→ **Direction**
Leave out the pictures and restate the rest of the data exactly.

→ **Recorded data**
##########

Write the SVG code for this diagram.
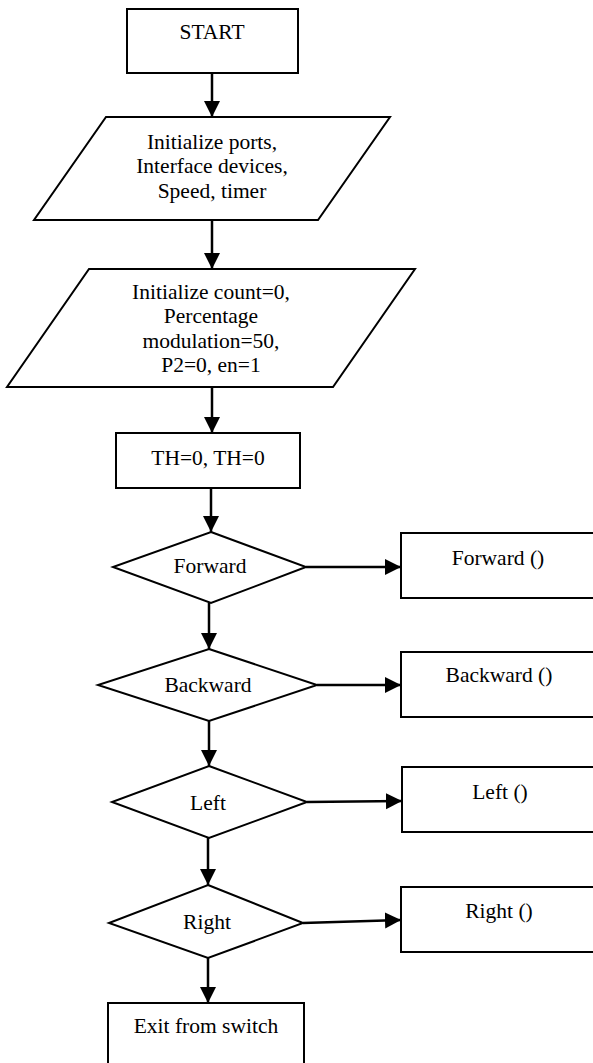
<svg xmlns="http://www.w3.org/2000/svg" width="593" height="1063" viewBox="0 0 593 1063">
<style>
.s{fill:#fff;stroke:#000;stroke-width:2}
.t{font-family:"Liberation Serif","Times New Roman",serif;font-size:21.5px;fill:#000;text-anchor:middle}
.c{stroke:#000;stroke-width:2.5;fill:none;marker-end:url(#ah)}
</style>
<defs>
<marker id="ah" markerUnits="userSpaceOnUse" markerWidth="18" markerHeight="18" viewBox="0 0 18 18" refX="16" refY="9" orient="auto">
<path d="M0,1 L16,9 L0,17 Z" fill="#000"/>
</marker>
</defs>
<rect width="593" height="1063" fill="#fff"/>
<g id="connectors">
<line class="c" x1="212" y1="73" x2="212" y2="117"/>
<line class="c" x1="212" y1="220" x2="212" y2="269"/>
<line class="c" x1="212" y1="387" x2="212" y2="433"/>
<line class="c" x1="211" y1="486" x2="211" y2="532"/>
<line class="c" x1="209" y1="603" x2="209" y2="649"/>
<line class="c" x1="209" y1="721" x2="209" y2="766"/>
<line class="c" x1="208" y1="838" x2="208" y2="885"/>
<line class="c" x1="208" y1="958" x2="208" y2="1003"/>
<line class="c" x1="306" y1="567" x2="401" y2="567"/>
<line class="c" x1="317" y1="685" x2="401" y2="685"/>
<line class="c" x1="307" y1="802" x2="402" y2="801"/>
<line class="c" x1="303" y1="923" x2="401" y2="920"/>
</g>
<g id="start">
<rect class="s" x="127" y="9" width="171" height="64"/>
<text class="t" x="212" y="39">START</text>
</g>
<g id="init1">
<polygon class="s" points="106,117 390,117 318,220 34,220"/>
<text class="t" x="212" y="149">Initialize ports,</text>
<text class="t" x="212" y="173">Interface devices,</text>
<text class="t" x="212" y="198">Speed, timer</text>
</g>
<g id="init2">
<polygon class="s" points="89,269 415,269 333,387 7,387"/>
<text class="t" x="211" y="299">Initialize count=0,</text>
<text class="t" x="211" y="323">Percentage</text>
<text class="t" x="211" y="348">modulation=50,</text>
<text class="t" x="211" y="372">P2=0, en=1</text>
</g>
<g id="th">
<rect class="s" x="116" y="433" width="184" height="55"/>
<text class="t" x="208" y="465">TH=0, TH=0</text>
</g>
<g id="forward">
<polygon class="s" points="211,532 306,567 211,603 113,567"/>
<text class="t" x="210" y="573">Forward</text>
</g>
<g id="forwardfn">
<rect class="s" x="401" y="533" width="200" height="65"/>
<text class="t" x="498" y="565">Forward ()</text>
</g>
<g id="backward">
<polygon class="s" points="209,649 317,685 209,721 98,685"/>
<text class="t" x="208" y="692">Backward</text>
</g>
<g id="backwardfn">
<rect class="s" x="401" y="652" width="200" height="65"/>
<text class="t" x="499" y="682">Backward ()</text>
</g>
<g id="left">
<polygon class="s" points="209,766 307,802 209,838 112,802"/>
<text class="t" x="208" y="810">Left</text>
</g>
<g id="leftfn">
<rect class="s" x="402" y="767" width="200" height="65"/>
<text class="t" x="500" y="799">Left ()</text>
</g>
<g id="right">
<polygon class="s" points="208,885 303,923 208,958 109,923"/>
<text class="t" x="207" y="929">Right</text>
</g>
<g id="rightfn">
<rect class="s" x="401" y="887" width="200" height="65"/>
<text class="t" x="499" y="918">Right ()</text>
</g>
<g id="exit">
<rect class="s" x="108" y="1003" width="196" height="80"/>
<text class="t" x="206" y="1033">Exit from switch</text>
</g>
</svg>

##########

→ **Right answer**
Write the SVG code for this diagram.
<svg xmlns="http://www.w3.org/2000/svg" width="593" height="1063" viewBox="0 0 593 1063">
<style>
.s{fill:#fff;stroke:#000;stroke-width:2}
.t{font-family:"Liberation Serif","Times New Roman",serif;font-size:21.5px;fill:#000;text-anchor:middle}
.c{stroke:#000;stroke-width:2.5;fill:none;marker-end:url(#ah)}
</style>
<defs>
<marker id="ah" markerUnits="userSpaceOnUse" markerWidth="18" markerHeight="18" viewBox="0 0 18 18" refX="16" refY="9" orient="auto">
<path d="M0,1 L16,9 L0,17 Z" fill="#000"/>
</marker>
</defs>
<rect width="593" height="1063" fill="#fff"/>
<g id="connectors">
<line class="c" x1="212" y1="73" x2="212" y2="117"/>
<line class="c" x1="212" y1="220" x2="212" y2="269"/>
<line class="c" x1="212" y1="387" x2="212" y2="433"/>
<line class="c" x1="211" y1="486" x2="211" y2="532"/>
<line class="c" x1="209" y1="603" x2="209" y2="649"/>
<line class="c" x1="209" y1="721" x2="209" y2="766"/>
<line class="c" x1="208" y1="838" x2="208" y2="885"/>
<line class="c" x1="208" y1="958" x2="208" y2="1003"/>
<line class="c" x1="306" y1="567" x2="401" y2="567"/>
<line class="c" x1="317" y1="685" x2="401" y2="685"/>
<line class="c" x1="307" y1="802" x2="402" y2="801"/>
<line class="c" x1="303" y1="923" x2="401" y2="920"/>
</g>
<g id="start">
<rect class="s" x="127" y="9" width="171" height="64"/>
<text class="t" x="212" y="39">START</text>
</g>
<g id="init1">
<polygon class="s" points="106,117 390,117 318,220 34,220"/>
<text class="t" x="212" y="149">Initialize ports,</text>
<text class="t" x="212" y="173">Interface devices,</text>
<text class="t" x="212" y="198">Speed, timer</text>
</g>
<g id="init2">
<polygon class="s" points="89,269 415,269 333,387 7,387"/>
<text class="t" x="211" y="299">Initialize count=0,</text>
<text class="t" x="211" y="323">Percentage</text>
<text class="t" x="211" y="348">modulation=50,</text>
<text class="t" x="211" y="372">P2=0, en=1</text>
</g>
<g id="th">
<rect class="s" x="116" y="433" width="184" height="55"/>
<text class="t" x="208" y="465">TH=0, TH=0</text>
</g>
<g id="forward">
<polygon class="s" points="211,532 306,567 211,603 113,567"/>
<text class="t" x="210" y="573">Forward</text>
</g>
<g id="forwardfn">
<rect class="s" x="401" y="533" width="200" height="65"/>
<text class="t" x="498" y="565">Forward ()</text>
</g>
<g id="backward">
<polygon class="s" points="209,649 317,685 209,721 98,685"/>
<text class="t" x="208" y="692">Backward</text>
</g>
<g id="backwardfn">
<rect class="s" x="401" y="652" width="200" height="65"/>
<text class="t" x="499" y="682">Backward ()</text>
</g>
<g id="left">
<polygon class="s" points="209,766 307,802 209,838 112,802"/>
<text class="t" x="208" y="810">Left</text>
</g>
<g id="leftfn">
<rect class="s" x="402" y="767" width="200" height="65"/>
<text class="t" x="500" y="799">Left ()</text>
</g>
<g id="right">
<polygon class="s" points="208,885 303,923 208,958 109,923"/>
<text class="t" x="207" y="929">Right</text>
</g>
<g id="rightfn">
<rect class="s" x="401" y="887" width="200" height="65"/>
<text class="t" x="499" y="918">Right ()</text>
</g>
<g id="exit">
<rect class="s" x="108" y="1003" width="196" height="80"/>
<text class="t" x="206" y="1033">Exit from switch</text>
</g>
</svg>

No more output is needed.